Time and time again, we’ve heard members of the 49ers organization talk about how important this year’s draft class is to the team’s future. Kyle Shanahan talked about it. John Lynch talked about it. New Assistant General Manager Adam Peters mentioned it this week. Clearly, the team has put a lot of stock into the idea that this year’s class of incoming cheap labor is just what they need to extend what they see as a championship window. But why is this year’s class so important? Because of the mistakes the team has made in the past.
In today’s Niners Nation Podcast, I spoke with Vish Kumaran, who many of you know from the Mondays with Vish Show with the infamous Grant Cohn. Vish mentioned something to me that I hadn’t previously put together when it comes to just how costly some of the 49ers’ draft misses have been.
“We’ve seen a pattern in this regime. Trade up two picks to get Dante Pettis. Dante Pettis doesn’t work out. Trade two picks to get Emmanuel Sanders. Can’t re-sign him, and then trade three picks to get Brandon Aiyuk. Now Brandon Aiyuk ultimately is the great pick, but you just lost, what, seven draft picks?”
I hadn’t really connected those dots before. Seven draft picks is an entire class for some teams. Not having those picks does affect your roster, which is only compounded if the player you trade the picks for doesn’t pan out. Even if you want to be generous and say that the 49ers needed Sanders’ veteran presence to help stabilize the receiving corps regardless of Pettis, that’s still five picks spent with only Aiyuk to show for it.
Those are five potential players under team control for years that aren’t on the roster. The effect is compounded when you consider they also traded two picks away to draft Reuben Foster, which created a need to pay Kwon Alexander in free agency when that didn’t work out.
Listen to the entire episode in the player below or wherever you get your podcasts.

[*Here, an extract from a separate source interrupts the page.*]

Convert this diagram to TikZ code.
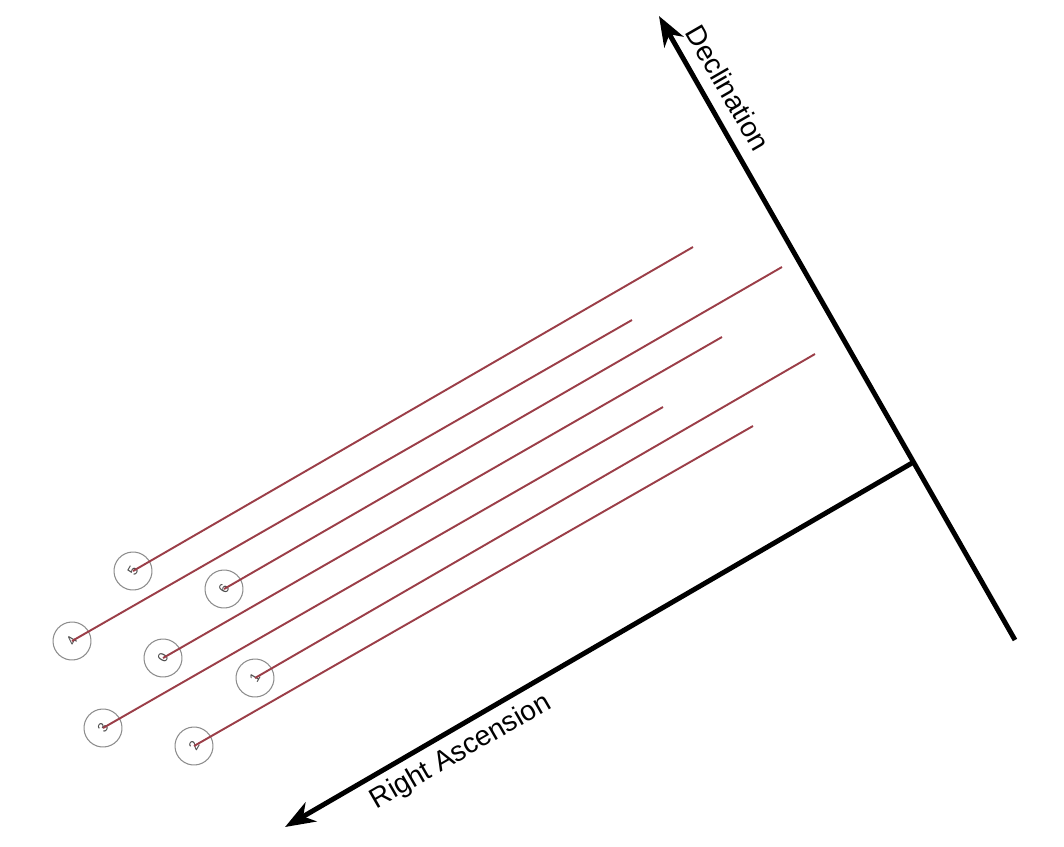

Fast forward to now. Deshaun Watson becomes available, but to acquire him, you’re going to have to trade the Texans a ton of draft picks and possibly some established players as well. That’s definitely not a deal you can make lightly. However, it would be a lot easier to make that deal if the 49ers had seven more good-to-very-good players on the team under rookie contracts.
To be fair, I don’t mean to single the 49ers out. Every single team misses on draft picks. For the record, I am not against trading draft picks for proven players or even to move up in the draft. But those deals have consequences. You’ve got to get production out of them. As Jerry Jones likes to say, it’s okay to pay a premium as long as you get a premium in return. Too many times, the 49ers haven’t gotten enough in return when trading away draft picks, and it could cost them an opportunity to acquire one of the best players in the game.